Kieron was a part of the British Basketball team which took part in the London 2012 Olympics, and also the 2018 Commonwealth Games. Throughout his career he played for teams across Europe. Since retiring from professional sport in 2019, he’s a regular pundit on Sky Sports, a Sports Development Executive and an Associate of Switch the Play.

“I read something once that said athletes are the only people who die twice in life – and that stuck with me. For as much as I planned and prepared for leaving my professional sporting career, it was difficult to accept my new identity,” Kieron confided.

“Being an athlete is held in high regard – it definitely has the wow factor about it. When I decided to leave professional sport, I lost this status. And I found myself having to constantly remind myself that I’m not just ‘Kieron the basketball player’. Knowing your worth as more than just an athlete definitely helps with the transition phase.”

The former professional basketballer said he first started thinking about his life after sport “right before he signed his first professional” contract to Fortitudo Bologna in Italy.

“I’d just finished my scholarship at Duquesne University in the United States where I studied a Management and Marketing degree. Being from Scotland, where basketball is still a minority sport, I never really believed the dream that basketball could be my life.

“The next time I seriously thought about transitioning out of the sport was a few seasons before I actually retired. I began worrying about it. It was like something clicked in my mind and I realised my basketball career wasn’t going to last forever. Insecurities started to creep in. I’d noticed a drop in my form and I’d let comments on social media get to me.

“It was a stroke of luck that I came across FIBA’s Timeout Programme which took 60 professional basketballers back to the classroom to help them prepare for their life after sport.  That’s when I studied for my Masters degree. I did this alongside playing professionally for another two seasons.

“Some athletes might put off exploring education whilst they're still playing at a professional level, perhaps they think it’s a distraction. But for me it was exactly what I needed. It also made me a better player.

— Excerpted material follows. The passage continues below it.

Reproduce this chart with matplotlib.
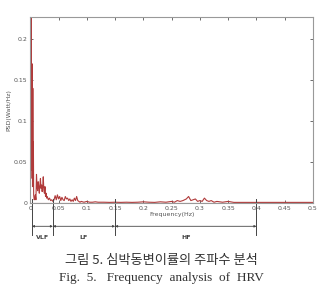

As I started to have more success in the classroom, it gave me more confidence on the court. I found that I wasn’t so scared of leaving my sport. The fear of leaving and not knowing what to do next started to ease.

“FIBA enabled me to get a Masters in my 30’s. But I know that for many on the programme it was their first entry in further education. It was a real eye opener. For many of my European teammates, I know a lot were pulled away from education at just 14 to sign contacts and live the basketballers dream – so wouldn’t have an education to fall back on.”

But before he started preparing to transition out of professional basketball, Kieron admitted that thinking about what he could offer an employer was “the scariest thing”.

“Having fears, imposter syndrome, feeling inadequate is so normal. Everyone experiences it. You’ve been told for so many years that you’re amazing at your sport – so it’s hard to think about being successful at anything else. But you need to know that your life can still be amazing and successful outside of sport – just don’t be afraid to ask for help.

“I realised my core skills after a workshop I did with Switch the Play. We often take for granted that we’re exceptional team players and communicators. We also have a strong mindset and impeccable time management skills – especially as speed and precision is often the difference between winning and losing. We have a strong belief in ourselves and are resilient - this may just need tweaking a little to remind ourselves that we can apply this to something else outside of sport.

“My advice to any athlete is to keep developing yourself. Not necessarily just through your sport or traditional education routes – but even things like reading a book or taking an online course. All these things will enhance your sport. All the top athletes you see are constantly challenging themselves – and not just on the court. Invest in yourself - and don’t expect anyone else to invest in you. You need to do this for you, and organisations like Switch the Play are there to help if you need them.”